詳細は省くが、彼がこの空き家に辿り着いた経緯は、FUJIYA HOSTELに泊まった知らぬ旅人からの一枚の手紙から始まったらしい。「君にしか託せる人がいない」と。

遠くの未来を、でも急がねばならない未来を見つめて話をしているようだった

私は、その体験談を聞きながら、現役にも勝る立派な梁を見ながら、
「凄い・・」という言葉しか出てこず、語彙力の無さから「凄い」という単語を20回以上は口にして、思いを吐露していた。(空気感に圧倒されていた)

時間もお金も労力もかかることが目に見えているこの現場。そこに向かう彼の姿が、この旅の中で一番の衝撃だった。

リトラボのセイルミーティングとフィールドワークで得たもの

今回の2日間の研修で、たくさんの場所を案内してもらい、いろんな人の話を聞くことができた。いくつか感じたことを言語化しておこうと思う。

山下商店の前で

●行動原理とは

人が行動する理由は
「内的要因(希望や憤りなど)と共に
外発的な要因のご縁やタイミング、自分の人生の使命への意味付けが合致した時」
なのだと知らされた。

●陰と陽、攻と守

彼の今までの挑戦も、新たな挑戦も、もの凄いパワーであることを知った。
また、それと同時に、それらを支え共に歩む家族や会社の仲間たちも凄い。
周りの人たちに心から尊敬の念を送りたい。

オソノベーカリーの庭で。ごったんの素朴な音色と歌声が響き渡った。

●そしてウチとソト、グラデーションのように繋ぐこと

そして私自身は、
いくら足掻いても、島のウチの人にはなれない。
移住者・関係人口・外から来た人、ソトの人。

憲吾兄や賢太さんが、幼少期や学生時代に見た「島の原風景」を理由に、心が動き、行動している姿がカッコ良く、背中を追いかけたいと思っていた。
一方で、同じように語ることができない悔しさをいつもどこかで感じていた。

「島に移住して家を建てたとしても、3世代暮らさないと島人認定されないんだよね。」
9年前、奄美に移住したての右も左も分からない時に、移住者の先輩から聞いた言葉。

その言葉がずっと心の奥のどこかに残っていたのだと思う。
私は島人(シマッチュ)にはなれないので「島の原風景」を理由に行動することができないことに、言葉の説得力の無さをずっと感じていた。

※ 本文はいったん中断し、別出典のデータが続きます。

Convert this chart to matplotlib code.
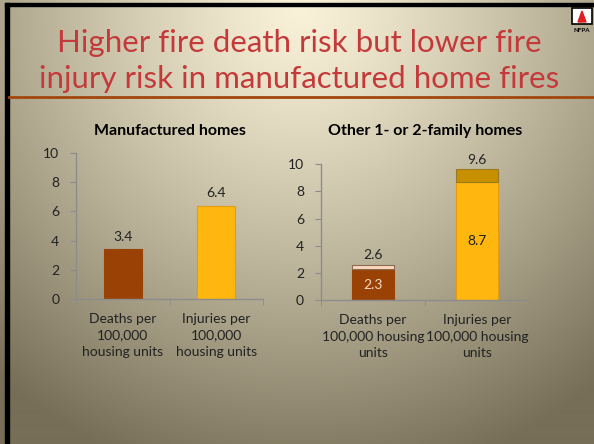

でも、今回の旅を通して、私にも自分しか語れない行動原理がちゃんと存在していることに気付いた気がする。

まだうまく言語化できないけれど、私には私なりの行動する理由がある。
そして、島の原風景は思い出せずとも友人たちから聞いたり調べたりすることはいくらでもできる。ウチとソトのビジョンの差異にならないように気をつけながら、想いをしっかり汲み取ることだってできる。
そして、なにより、一緒にやろうと言ってくれる仲間たちが島にいる。

だから私も挑戦を止めたくない。

さて、これから。
今まで移住や転勤で生活環境が変わり、その都度、点でしか考えてこなかった小さな経験を、分断して考えていた自分の行動を、グラデーションのように繋ぎ直し、意味付けすることができそうな気がしている。
そして、ようやく今までの喪失感を昇華させ、新たな挑戦を始めようと準備しているところである。

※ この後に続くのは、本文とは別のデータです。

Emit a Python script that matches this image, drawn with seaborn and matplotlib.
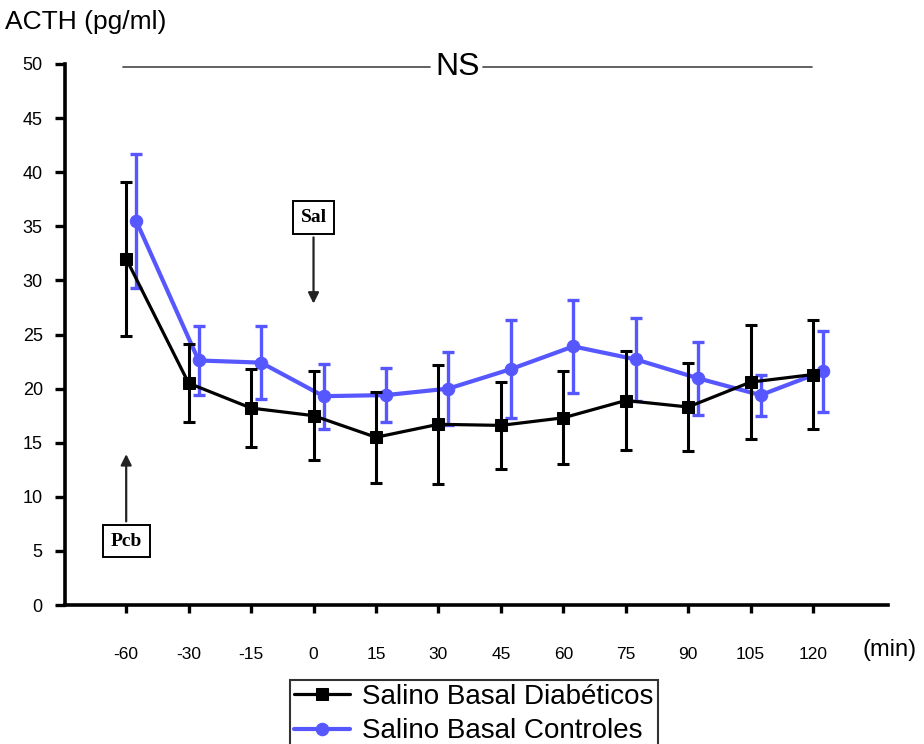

私にとって甑島は、自分の人生が大きく動く前に訪れるというmy謎ルールができつつあるが、今回も漏れなくそのルールに則ることになりそうな、大きな大きな気付きを得た2日間の研修だった。

育児を完全に任せて単身で研修に行かせてくれた家族と
共に同じ時間を過ごしてくれたみなさんに感謝の気持ちを込めて。